Local lead generation is the process of attracting customers within a specific geographic area to a service business that needs them — your HVAC company, your dental practice, your plumbing service, your law firm. The math is brutal in 2026: average cost per lead in home services hit $144 (B2C average), plumbing leads convert at 12-16% but cost $30-$98 each, and 78% of customers go with the first business that responds. Get the channel mix wrong and you’ll spend $5,000 a month for 30 leads that never book.
This guide walks the 7 channels that actually drive local leads in 2026 (with current cost-per-lead and conversion benchmarks for each), the 5 mistakes that drain SMB marketing budgets, and a stage-based plan that tells you whether you should be optimizing your Google Business Profile or your paid search bids based on where your business sits today. Written for local service business owners and the marketers who help them, not for agency-pitch consumption.
Key Takeaways
- The 7 channels that drive local leads in 2026: Google Business Profile, Local SEO, Google Local Services Ads (LSAs), Google Search Ads, Meta Ads, Referrals & Reviews, and Local Community Marketing. Each has very different CPL economics.
- 2026 CPL benchmarks: home services blended CPL averages $90-$144; HVAC non-branded search CPL is $149; plumbing $167; LSAs run $50-$60; branded search $34. Match your channel mix to your average ticket size.
- Speed is the single biggest conversion lever: responding within 60 seconds increases conversions by up to 391%. Most contractors take 5+ days.
- Stage-based strategy: Pre-revenue local business should focus on Google Business Profile + reviews + Meta Ads. Established businesses ($500K-$2M annual) layer in LSAs + Google Search Ads. Mature businesses ($2M+) add SEO + community + referral programs as compounding moats.
- The 5 local lead generation mistakes: chasing keyword volume instead of intent, no review-generation system, slow lead response time, generic landing pages instead of service-specific ones, and tracking CPL without tracking cost per booked job.
- For most local service businesses, $500-$2,000 per month on combined channels is the entry budget. Service-line segmentation (separate campaigns per service) cuts CPL by 15-25%.

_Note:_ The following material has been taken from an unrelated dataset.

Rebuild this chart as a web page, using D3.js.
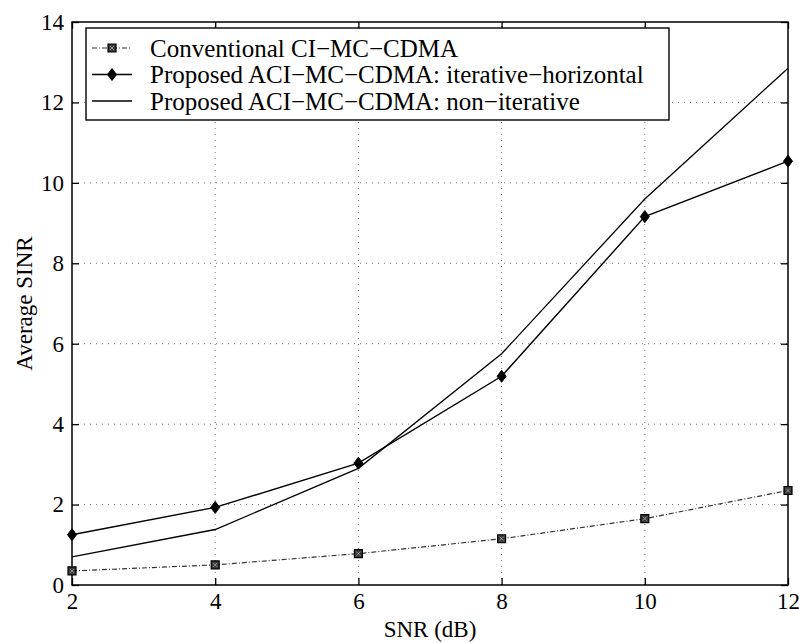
<!DOCTYPE html>
<html>
<head>
<meta charset="utf-8">
<script src="https://cdn.jsdelivr.net/npm/d3@7/dist/d3.min.js"></script>
<style>
  html, body { margin: 0; padding: 0; background: #fff; }
  svg { display: block; font-family: "Liberation Serif", "Times New Roman", serif; }
</style>
</head>
<body>
<svg id="chart" width="799" height="643"></svg>
<script>
// SNR points (dB)
const snr = [2, 4, 6, 8, 10, 12];
// Average SINR for each receiver
const conventional = [0.35, 0.50, 0.78, 1.15, 1.65, 2.35];
const iterativeHorizontal = [1.25, 1.93, 3.03, 5.19, 9.16, 10.54];
const nonIterative = [0.70, 1.38, 2.90, 5.75, 9.60, 12.85];

const xTicks = [2, 4, 6, 8, 10, 12];
const yTicks = [0, 2, 4, 6, 8, 10, 12, 14];

const legendLabels = [
  "Conventional CI\u2212MC\u2212CDMA",
  "Proposed ACI\u2212MC\u2212CDMA: iterative\u2212horizontal",
  "Proposed ACI\u2212MC\u2212CDMA: non\u2212iterative"
];

const margin = { left: 72, right: 11, top: 22, bottom: 58 };
const W = 799, H = 643;
const svg = d3.select("#chart");

const x = d3.scaleLinear().domain([2, 12]).range([margin.left, W - margin.right]);
const y = d3.scaleLinear().domain([0, 14]).range([H - margin.bottom, margin.top]);

const x0 = x.range()[0], x1 = x.range()[1];
const y0 = y.range()[0], y1 = y.range()[1];

// dotted grid
const grid = svg.append("g").attr("stroke", "#777").attr("stroke-width", 1)
  .attr("stroke-dasharray", "1,5");
grid.selectAll(".gx").data(xTicks.slice(1, -1)).join("line")
  .attr("x1", d => x(d)).attr("x2", d => x(d)).attr("y1", y0).attr("y2", y1);
grid.selectAll(".gy").data(yTicks.slice(1, -1)).join("line")
  .attr("y1", d => y(d)).attr("y2", d => y(d)).attr("x1", x0).attr("x2", x1);

// axes with inward ticks on all four sides
const tickLen = 7;
const axB = svg.append("g").attr("transform", `translate(0,${y0})`)
  .call(d3.axisBottom(x).tickValues(xTicks).tickSize(-tickLen).tickPadding(7));
const axT = svg.append("g").attr("transform", `translate(0,${y1})`)
  .call(d3.axisTop(x).tickValues(xTicks).tickSize(-tickLen).tickFormat(""));
const axL = svg.append("g").attr("transform", `translate(${x0},0)`)
  .call(d3.axisLeft(y).tickValues(yTicks).tickSize(-tickLen).tickPadding(8));
const axR = svg.append("g").attr("transform", `translate(${x1},0)`)
  .call(d3.axisRight(y).tickValues(yTicks).tickSize(-tickLen).tickFormat(""));
[axB, axT, axL, axR].forEach(a => {
  a.select(".domain").remove();
  a.selectAll("line").attr("stroke", "#000").attr("stroke-width", 1.3);
  a.selectAll("text").attr("fill", "#000").style("font-size", "23px")
    .style("font-family", "Liberation Serif, serif");
});
axB.selectAll("text").attr("dy", "0.75em");

// frame
svg.append("rect").attr("x", x0).attr("y", y1)
  .attr("width", x1 - x0).attr("height", y0 - y1)
  .attr("fill", "none").attr("stroke", "#000").attr("stroke-width", 1.5);

// series
const line = d3.line().x((d, i) => x(snr[i])).y(d => y(d));

svg.append("path").datum(conventional).attr("d", line)
  .attr("fill", "none").attr("stroke", "#333").attr("stroke-width", 1.2)
  .attr("stroke-dasharray", "5,2,1,2");
svg.append("path").datum(iterativeHorizontal).attr("d", line)
  .attr("fill", "none").attr("stroke", "#000").attr("stroke-width", 1.4);
svg.append("path").datum(nonIterative).attr("d", line)
  .attr("fill", "none").attr("stroke", "#000").attr("stroke-width", 1.3);

const squareSym = d3.symbol().type(d3.symbolSquare).size(64);
const diamondPath = "M0,-6L4.5,0L0,6L-4.5,0Z";

function drawSquare(g, cx, cy) {
  g.append("path").attr("d", squareSym()).attr("transform", `translate(${cx},${cy})`)
    .attr("fill", "#3a3a3a").attr("stroke", "#000").attr("stroke-width", 1.2);
  g.append("path").attr("d", "M-2,-2L2,2M-2,2L2,-2").attr("transform", `translate(${cx},${cy})`)
    .attr("stroke", "#aaa").attr("stroke-width", 0.8);
}
function drawDiamond(g, cx, cy) {
  g.append("path").attr("d", diamondPath).attr("transform", `translate(${cx},${cy})`)
    .attr("fill", "#000").attr("stroke", "#000").attr("stroke-width", 1);
}

const marks = svg.append("g");
conventional.forEach((v, i) => drawSquare(marks, x(snr[i]), y(v)));
iterativeHorizontal.forEach((v, i) => drawDiamond(marks, x(snr[i]), y(v)));

// legend
const lg = svg.append("g");
const lgX = 86, lgY = 28, lgW = 583, lgH = 92, rowH = 26.5;
lg.append("rect").attr("x", lgX).attr("y", lgY).attr("width", lgW).attr("height", lgH)
  .attr("fill", "#fff").attr("stroke", "#000").attr("stroke-width", 1.4);
legendLabels.forEach((label, i) => {
  const cy = lgY + 20 + i * rowH;
  const seg = lg.append("line").attr("x1", lgX + 6).attr("x2", lgX + 46)
    .attr("y1", cy).attr("y2", cy).attr("stroke", "#000").attr("stroke-width", 1.3);
  if (i === 0) { seg.attr("stroke", "#333").attr("stroke-width", 1.1).attr("stroke-dasharray", "5,2,1,2"); drawSquare(lg, lgX + 26, cy); }
  if (i === 1) drawDiamond(lg, lgX + 26, cy);
  lg.append("text").attr("x", lgX + 64).attr("y", cy).attr("dy", "0.35em")
    .style("font-size", "25px").attr("fill", "#000").text(label);
});

// axis titles
svg.append("text").attr("x", (x0 + x1) / 2).attr("y", 637)
  .attr("text-anchor", "middle").style("font-size", "23px").text("SNR (dB)");
svg.append("text").attr("transform", `translate(32,${(y0 + y1) / 2}) rotate(-90)`)
  .attr("text-anchor", "middle").style("font-size", "23px").text("Average SINR");
</script>
</body>
</html>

The 7 Local Lead Generation Channels at a Glance
| Channel | Cost / CPL (2026) | Key benchmark | Best for |
|---|---|---|---|
| Google Business Profile | Free to set up | 20-50 leads/month; 40% lower cost per sale than paid ads in top-3 Map Pack | Every local business — the single biggest lever |
| Local SEO (beyond GBP) | Under $40 CPL once ranking | Takes 3-6 months; lowest-CPL channel once it kicks in | Mature businesses building a compounding moat |
| Google Local Services Ads (LSAs) | $50-$60 per call | 55% close rate; ~$110 cost per booked job; pay-per-lead | LSA-eligible categories (HVAC, plumbing, electrical, more) |
| Google Search Ads (non-LSA) | Branded $34; non-branded $149; PMax $72 | Service-line segmentation cuts CPL 15-25% | High-intent emergency and big-ticket keywords |
| Meta Ads (Facebook / Instagram) | ~$36 per lead on offers | 5.22% avg home-services conversion rate; ~$120 cost per sale | Lower-ticket offers and service-radius awareness |
| Referrals & Reviews | $50-$100 incentive only | 15-20 new customers/month; 4.5+ stars get 2-3x higher Map CTR | Highest-ROI investment under $5M revenue |
| Local Community Marketing | ~$75 cost per sale (time-valued) | 12-15 leads/month; 60% close rate from local groups | Established businesses earning neighborhood trust |
What Is Local Lead Generation?
Local lead generation is the process of attracting potential customers within a specific geographic area (typically a city, metro, or service radius) and converting their interest into qualified inquiries for a local service business. The geographic constraint is the defining feature: a plumber in Austin doesn’t care about leads in Dallas, and the marketing channels that work locally are different from the ones that work nationally.
Local lead generation is a subset of general lead generation, but with a sharper focus on intent (people searching “plumber near me” are ready to buy now), urgency (most local service inquiries are time-sensitive), and proximity (the business has to physically serve the location). For the broader strategic context, see our inbound lead generation guide and demand gen vs lead gen comparison, which cover the wider lead-acquisition framework local lead gen sits inside.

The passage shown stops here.